My most recent feature film, The Evening Hour, which premiered at Sundance in 2020 and debuted in theaters--NYC on July 30, 2021 and L.A. on August 6, 2021 -- took a similar creative approach. We shot in a very remote part of Kentucky – Harlan County – in the southeast corner of the state. Projects about Appalachia often fall into reductive traps and risk stereotyping-- mediated renderings of the region are sensitive and have to be handled with care. The Evening Hour is based on a novel of the same name by Carter Sickels; screenwriter Elizabeth Palmore and I wanted to do justice to the ways in which Carter captured a complex, nuanced portrait of Appalachia and its people. To accomplish this, we turned to an almost anthropological process that included deep collaboration with the local community and its residents. Focusing on the conveyance of authentic emotion and experience, we worked to ensure that the film’s plot, script, cinematography and performances would truly honor those among whom we worked, lived and created while making the film.
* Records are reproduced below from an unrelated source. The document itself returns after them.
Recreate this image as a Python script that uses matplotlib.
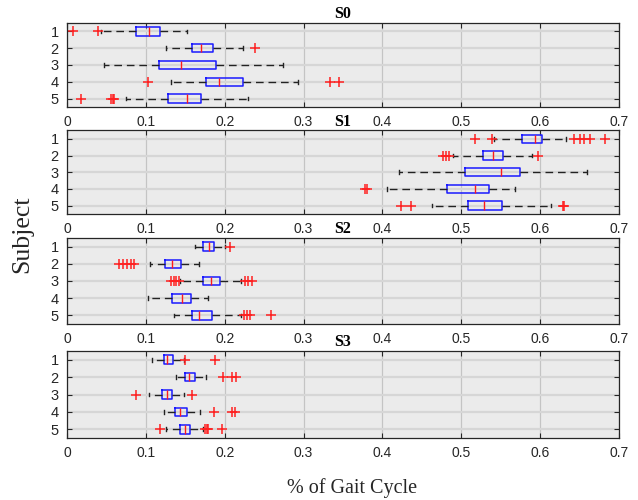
import matplotlib
matplotlib.use("Agg")
import matplotlib.pyplot as plt

subjects = [1, 2, 3, 4, 5]
titles = ["S0", "S1", "S2", "S3"]
xticks = [0, 0.1, 0.2, 0.3, 0.4, 0.5, 0.6, 0.7]

# per panel: rows are subjects 1..5
s0_q1 = [0.0873, 0.1585, 0.117, 0.1763, 0.128]
s0_med = [0.1034, 0.1703, 0.1445, 0.1924, 0.152]
s0_q3 = [0.1178, 0.1847, 0.1886, 0.2233, 0.1695]
s0_lo = [0.0428, 0.1258, 0.0475, 0.132, 0.0746]
s0_hi = [0.152, 0.2233, 0.274, 0.2932, 0.229]
s0_fl = [[0.0072, 0.039], [0.239], [], [0.1025, 0.3335, 0.3453],
         [0.0178, 0.056, 0.058, 0.060]]

s1_q1 = [0.5774, 0.5272, 0.5051, 0.4813, 0.508]
s1_med = [0.5936, 0.5404, 0.5502, 0.5174, 0.5285]
s1_q3 = [0.6026, 0.5528, 0.5749, 0.5357, 0.5515]
s1_lo = [0.542, 0.490, 0.4209, 0.4064, 0.463]
s1_hi = [0.6328, 0.5894, 0.6596, 0.568, 0.6136]
s1_fl = [[0.5174, 0.539, 0.6434, 0.6506, 0.6562, 0.6626, 0.6817],
         [0.4762, 0.481, 0.485, 0.597], [], [0.378, 0.380],
         [0.4238, 0.4357, 0.6285, 0.630]]

s2_q1 = [0.1728, 0.1248, 0.1728, 0.1333, 0.1584]
s2_med = [0.1805, 0.1329, 0.1826, 0.1456, 0.1677]
s2_q3 = [0.186, 0.144, 0.1936, 0.1567, 0.1839]
s2_lo = [0.162, 0.1057, 0.143, 0.1028, 0.1363]
s2_hi = [0.200, 0.1669, 0.2204, 0.1788, 0.2204]
s2_fl = [[0.2068], [0.066, 0.071, 0.076, 0.081, 0.085],
         [0.1325, 0.1355, 0.1384, 0.1418, 0.2259, 0.2289, 0.234], [],
         [0.2242, 0.228, 0.2318, 0.2586]]

s3_q1 = [0.1227, 0.1495, 0.121, 0.1367, 0.1431]
s3_med = [0.1274, 0.155, 0.127, 0.1427, 0.1495]
s3_q3 = [0.1342, 0.1622, 0.1333, 0.1524, 0.1558]
s3_lo = [0.1079, 0.1376, 0.1045, 0.1227, 0.1257]
s3_hi = [0.149, 0.1758, 0.149, 0.169, 0.1728]
s3_fl = [[0.150, 0.1877], [0.1983, 0.2089, 0.214], [0.087, 0.1588],
         [0.1864, 0.2089, 0.2127], [0.1176, 0.1745, 0.177, 0.179, 0.197]]

panels = [
    (s0_q1, s0_med, s0_q3, s0_lo, s0_hi, s0_fl),
    (s1_q1, s1_med, s1_q3, s1_lo, s1_hi, s1_fl),
    (s2_q1, s2_med, s2_q3, s2_lo, s2_hi, s2_fl),
    (s3_q1, s3_med, s3_q3, s3_lo, s3_hi, s3_fl),
]

W, H = 638, 500
fig = plt.figure(figsize=(W / 100, H / 100), dpi=100)
fig.patch.set_facecolor("white")

# axes pixel boxes (top, bottom)
boxes_px = [(23, 107), (130.5, 214), (238, 324), (351, 438)]
left_px, right_px = 67, 619

for (top, bot), title, (q1, med, q3, lo, hi, fl) in zip(boxes_px, titles, panels):
    ax = fig.add_axes([left_px / W, 1 - bot / H, (right_px - left_px) / W, (bot - top) / H])
    ax.set_facecolor("#ebebeb")
    stats = []
    for i in range(len(subjects)):
        stats.append(dict(med=med[i], q1=q1[i], q3=q3[i], whislo=lo[i], whishi=hi[i],
                          fliers=fl[i], label=str(subjects[i])))
    ax.bxp(stats, positions=subjects, vert=False, widths=0.5, capwidths=0.22,
           showfliers=True, patch_artist=False,
           boxprops=dict(color="#1a1aff", linewidth=1.1),
           medianprops=dict(color="#ff1a1a", linewidth=1.0),
           whiskerprops=dict(color="#222222", linewidth=1.0, linestyle=(0, (5.5, 3.5))),
           capprops=dict(color="#222222", linewidth=1.0),
           flierprops=dict(marker="+", markeredgecolor="#ff2020", markersize=7.5,
                           markeredgewidth=1.1, linestyle="none"))
    ax.set_xlim(0, 0.7)
    ax.set_ylim(5.5, 0.5)
    ax.set_xticks(xticks)
    ax.set_xticklabels([("%g" % v) for v in xticks])
    ax.set_yticks(subjects)
    ax.set_yticklabels([str(s) for s in subjects])
    ax.grid(True, axis="x", color="#c4c4c4", linewidth=0.9)
    ax.grid(True, axis="y", color="#d6d6d6", linewidth=1.6)
    ax.set_axisbelow(True)
    ax.tick_params(direction="in", top=True, right=True, length=3.5, width=0.8,
                   color="#262626", labelcolor="#262626", labelsize=10, pad=5.5)
    ax.tick_params(axis="y", labelsize=10.5, pad=6)
    for lab in ax.get_xticklabels() + ax.get_yticklabels():
        lab.set_fontfamily("Liberation Sans")
    for sp in ax.spines.values():
        sp.set_color("#262626")
        sp.set_linewidth(0.9)
    ax.set_title(title, fontfamily="Liberation Serif", fontweight="bold",
                 fontsize=11.5, pad=3.5)

fig.text(22 / W, 1 - 234 / H, "Subject", rotation=90, ha="center", va="center",
         fontfamily="Liberation Serif", fontsize=18.5, color="#262626")
fig.text(352 / W, 1 - 488 / H, "% of Gait Cycle", ha="center", va="center",
         fontfamily="Liberation Serif", fontsize=14.5, color="#262626")

fig.savefig("out.png", dpi=100)
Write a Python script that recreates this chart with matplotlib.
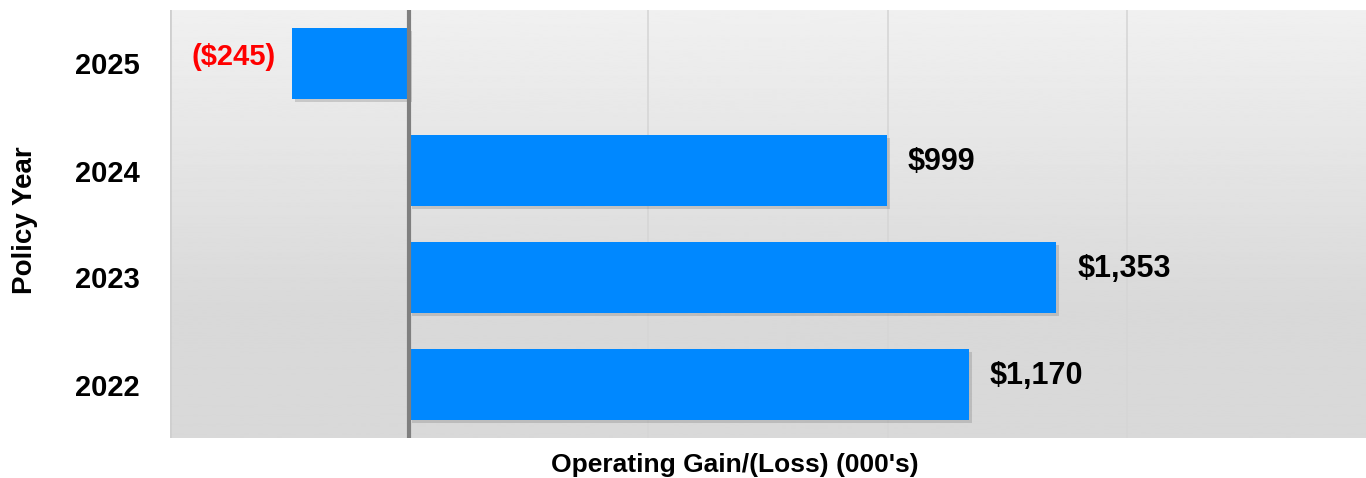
import numpy as np
import matplotlib
matplotlib.use('Agg')
import matplotlib.pyplot as plt
import matplotlib.patheffects as pe

years = ['2022', '2023', '2024', '2025']
gains = [1170, 1353, 999, -245]
labels = ['$1,170', '$1,353', '$999', '($245)']

plt.rcParams['font.family'] = ['Liberation Sans', 'DejaVu Sans']

fig = plt.figure(figsize=(13.66, 4.78), dpi=100)
ax = fig.add_axes([170 / 1366, 40 / 478, 1196 / 1366, 428 / 478])

# gradient background for the plot area
grad = np.concatenate([np.linspace(0.942, 0.85, 300), np.full(130, 0.85)])
ax.imshow(grad.reshape(-1, 1), cmap='gray', vmin=0, vmax=1, aspect='auto',
          extent=(0, 1, 0, 1), transform=ax.transAxes, zorder=0)

ax.set_xlim(-500, 2000)
ax.set_ylim(-0.5, 3.5)
for x in [500, 1000, 1500]:
    ax.axvline(x, color='#d6d6d6', lw=1.2, zorder=1)
ax.axvline(-500, color='#cfcfcf', lw=2, zorder=1)

ypos = np.arange(len(years))
bars = ax.barh(ypos, gains, height=0.66, color='#0088ff', zorder=2)
for b in bars:
    b.set_path_effects([pe.SimplePatchShadow(offset=(2, -2), shadow_rgbFace='#555555', alpha=0.22),
                        pe.Normal()])
ax.axvline(0, color='#7f7f7f', lw=3, zorder=3)

for y, v, t in zip(ypos, gains, labels):
    if v >= 0:
        ax.annotate(t, (v, y), xytext=(15, 6), textcoords='offset points',
                    ha='left', va='center', fontsize=22, fontweight='bold', color='black')
    else:
        ax.annotate(t, (v, y), xytext=(-12, 5), textcoords='offset points',
                    ha='right', va='center', fontsize=21, fontweight='bold', color='#ff0000')

ax.set_yticks(ypos)
ax.set_yticklabels(years, fontsize=21, fontweight='bold')
ax.tick_params(axis='y', length=0, pad=22)
ax.set_xticks([])
for s in ax.spines.values():
    s.set_visible(False)

fig.text(735 / 1366, 1 - 465 / 478, "Operating Gain/(Loss) (000's)", fontsize=19,
         fontweight='bold', ha='center', va='center')
fig.text(25 / 1366, 1 - 220 / 478, 'Policy Year', rotation=90, fontsize=20,
         fontweight='bold', ha='center', va='center')

fig.savefig('out.png', dpi=100)
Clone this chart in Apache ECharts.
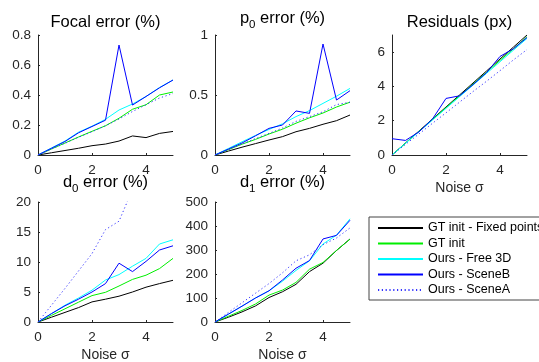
<!DOCTYPE html>
<html>
<head>
<meta charset="utf-8">
<script src="https://cdn.jsdelivr.net/npm/echarts@6/dist/echarts.min.js"></script>
<style>html,body{margin:0;padding:0;background:#fff}#c{width:539px;height:362px}</style>
</head>
<body>
<div id="c"></div>
<script>
const noise = [0, 0.5, 1, 1.5, 2, 2.5, 3, 3.5, 4, 4.5, 5];
const methodNames = ['GT init - Fixed points', 'GT init', 'Ours - Free 3D', 'Ours - SceneB', 'Ours - SceneA'];

// Focal error (%)
const focalFixed  = [0, 0.015, 0.03, 0.045, 0.062, 0.073, 0.093, 0.127, 0.116, 0.144, 0.157];
const focalGT     = [0, 0.04, 0.08, 0.12, 0.158, 0.195, 0.245, 0.305, 0.335, 0.40, 0.42];
const focalFree   = [0, 0.047, 0.093, 0.152, 0.192, 0.238, 0.30, 0.34, 0.39, 0.45, 0.50];
const focalSceneB = [0, 0.045, 0.09, 0.148, 0.19, 0.232, 0.733, 0.333, 0.39, 0.448, 0.50];
const focalSceneA = [0, 0.04, 0.078, 0.118, 0.155, 0.195, 0.24, 0.29, 0.335, 0.38, 0.41];

// p0 error (%)
const p0Fixed  = [0, 0.033, 0.065, 0.095, 0.125, 0.153, 0.194, 0.222, 0.256, 0.286, 0.333];
const p0GT     = [0, 0.045, 0.09, 0.13, 0.175, 0.215, 0.265, 0.31, 0.35, 0.40, 0.44];
const p0Free   = [0, 0.055, 0.11, 0.163, 0.213, 0.26, 0.32, 0.37, 0.43, 0.49, 0.555];
const p0SceneB = [0, 0.05, 0.1, 0.16, 0.222, 0.25, 0.367, 0.347, 0.925, 0.458, 0.536];
const p0SceneA = [0, 0.045, 0.092, 0.137, 0.18, 0.225, 0.28, 0.32, 0.36, 0.42, 0.44];

// Residuals (px)
const resFixed  = [0, 0.7, 1.4, 2.1, 2.8, 3.5, 4.2, 4.9, 5.6, 6.3, 7.0];
const resGT     = [0, 0.69, 1.38, 2.07, 2.76, 3.45, 4.14, 4.83, 5.52, 6.2, 6.9];
const resFree   = [0, 0.68, 1.36, 2.04, 2.72, 3.4, 4.08, 4.76, 5.44, 6.12, 6.8];
const resSceneB = [0.95, 0.85, 1.35, 2.1, 3.3, 3.45, 4.1, 4.8, 5.75, 6.2, 6.85];
const resSceneA = [0, 0.62, 1.23, 1.85, 2.46, 3.08, 3.7, 4.3, 4.92, 5.55, 6.15];

// d0 error (%)
const d0Fixed  = [0, 0.8, 1.6, 2.4, 3.35, 3.8, 4.3, 5.0, 5.8, 6.4, 6.95];
const d0GT     = [0, 1.1, 2.2, 3.3, 4.4, 4.95, 6.0, 7.1, 7.8, 8.9, 10.6];
const d0Free   = [0, 1.4, 2.8, 4.0, 5.3, 7.0, 7.9, 9.3, 10.6, 13.0, 13.7];
const d0SceneB = [0, 1.4, 2.7, 3.8, 5.0, 6.4, 9.8, 8.4, 10.1, 12.0, 12.7];
const d0SceneA = [0, 2.8, 5.6, 8.5, 11.4, 15.4, 16.8, 22.1, 27, 32, 37];

// d1 error (%)
const d1Fixed  = [0, 20, 42, 67, 102, 126, 157, 210, 245, 298, 346];
const d1GT     = [0, 24, 48, 75, 112, 133, 165, 220, 248, 298, 345];
const d1Free   = [0, 33, 66, 100, 130, 170, 215, 255, 325, 362, 430];
const d1SceneB = [0, 33, 66, 100, 130, 175, 224, 256, 346, 361, 424];
const d1SceneA = [0, 40, 80, 120, 160, 205, 255, 280, 322, 350, 392];

const xTicks = [0, 2, 4];
const focalTicks = [0, 0.2, 0.4, 0.6, 0.8];
const p0Ticks = [0, 0.5, 1];
const resTicks = [0, 2, 4, 6];
const d0Ticks = [0, 5, 10, 15, 20];
const d1Ticks = [0, 100, 200, 300, 400, 500];

const panels = [
  { data: [focalFixed, focalGT, focalFree, focalSceneB, focalSceneA], max: 0.8, ticks: focalTicks, name: false },
  { data: [p0Fixed, p0GT, p0Free, p0SceneB, p0SceneA], max: 1, ticks: p0Ticks, name: false },
  { data: [resFixed, resGT, resFree, resSceneB, resSceneA], max: 7, ticks: resTicks, name: true },
  { data: [d0Fixed, d0GT, d0Free, d0SceneB, d0SceneA], max: 20, ticks: d0Ticks, name: true },
  { data: [d1Fixed, d1GT, d1Free, d1SceneB, d1SceneA], max: 500, ticks: d1Ticks, name: true }
];

const gridPos = [
  { left: 38, top: 35 }, { left: 215, top: 35 }, { left: 392, top: 35 },
  { left: 38, top: 202 }, { left: 215, top: 202 }
];

const styles = [
  { color: '#000000', type: 'solid' },
  { color: '#00ee00', type: 'solid' },
  { color: '#00ffff', type: 'solid' },
  { color: '#0000ff', type: 'solid' },
  { color: '#3333ff', type: [1.2, 2.6] }
];

const FONT = '"Liberation Sans", Arial, Helvetica, sans-serif';
const axCol = '#262626';

const grids = gridPos.map(g => ({ left: g.left, top: g.top, width: 135, height: 120, outerBoundsMode: 'none', containLabel: false }));

const baseAxis = {
  type: 'value',
  axisLine: { show: true, lineStyle: { color: axCol, width: 1 } },
  axisTick: { show: true, inside: true, length: 2, lineStyle: { color: axCol } },
  axisLabel: { color: axCol, fontSize: 13.5, fontFamily: FONT, margin: 7 },
  splitLine: { show: false }
};

const xAxes = panels.map((p, i) => Object.assign({}, baseAxis, {
  gridIndex: i, min: 0, max: 5,
  axisTick: Object.assign({}, baseAxis.axisTick, { customValues: xTicks }),
  axisLabel: Object.assign({}, baseAxis.axisLabel, { customValues: xTicks, margin: 8 }),
  name: p.name ? 'Noise σ' : '',
  nameLocation: 'middle', nameGap: 26,
  nameTextStyle: { color: axCol, fontSize: 14, fontFamily: FONT }
}));

const yAxes = panels.map((p, i) => Object.assign({}, baseAxis, {
  gridIndex: i, min: 0, max: p.max,
  axisTick: Object.assign({}, baseAxis.axisTick, { customValues: p.ticks }),
  axisLabel: Object.assign({}, baseAxis.axisLabel, { customValues: p.ticks, formatter: v => String(+v.toFixed(4)) })
}));

const series = [];
panels.forEach((p, i) => {
  p.data.forEach((vals, k) => {
    series.push({
      type: 'line', name: methodNames[k], xAxisIndex: i, yAxisIndex: i,
      data: noise.map((x, j) => [x, vals[j]]),
      symbol: 'none', showSymbol: false, clip: true,
      lineStyle: { color: styles[k].color, width: 1, type: styles[k].type },
      itemStyle: { color: styles[k].color },
      emphasis: { disabled: true }, animation: false
    });
  });
});

const titleFont = 16.5;
function richTitle(x, y, main, sub, rest) {
  return {
    type: 'text', x: x, y: y, silent: true,
    style: {
      text: '{m|' + main + '}{s|' + sub + '}{m|' + rest + '}',
      align: 'center', verticalAlign: 'middle',
      rich: {
        m: { fontSize: titleFont, fontFamily: FONT, fill: '#000' },
        s: { fontSize: 11.5, fontFamily: FONT, fill: '#000', padding: [14, 0, 0, 0] }
      }
    }
  };
}
function plainTitle(x, y, t) {
  return { type: 'text', x: x, y: y, silent: true,
    style: { text: t, font: titleFont + 'px ' + FONT, fill: '#000', align: 'center', verticalAlign: 'middle' } };
}

const option = {
  backgroundColor: '#ffffff',
  animation: false,
  grid: grids, xAxis: xAxes, yAxis: yAxes, series: series,
  legend: {
    data: methodNames, orient: 'vertical', left: 369, top: 217,
    itemWidth: 45, itemHeight: 14, itemGap: 1.5,
    padding: [4, 8, 3, 8],
    borderColor: '#444', borderWidth: 1, backgroundColor: '#fff',
    itemStyle: { opacity: 0, borderWidth: 0 },
    textStyle: { color: '#000', fontSize: 12.5, fontFamily: FONT, lineHeight: 14 },
    selectedMode: false
  },
  graphic: [
    plainTitle(105.5, 22, 'Focal error (%)'),
    richTitle(282.5, 18, 'p', '0', ' error (%)'),
    plainTitle(459.5, 22, 'Residuals (px)'),
    richTitle(105.5, 182, 'd', '0', ' error (%)'),
    richTitle(282.5, 182, 'd', '1', ' error (%)')
  ]
};

const chart = echarts.init(document.getElementById('c'), null, { renderer: 'canvas' });
chart.setOption(option);
</script>
</body>
</html>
I don’t change my approach whether I’m directing a commercial versus a film; one project can (and usually does) teach you lessons about how to craft the other. My entire heart always goes into all the work. Over time, the back-and-forth between commercials, films, music and visual art has fused into a singular, consistent approach that puts authenticity, emotion and experience first. It’s always about achieving results that resonate. Stories, songs and even brand messages are always best conveyed by the human subjects, emotions and experiences that live at their center. Rendering and conveying that kind of tangible and relatable experience to the viewer as authentically and indelibly as I can is the thing I love most about doing this work.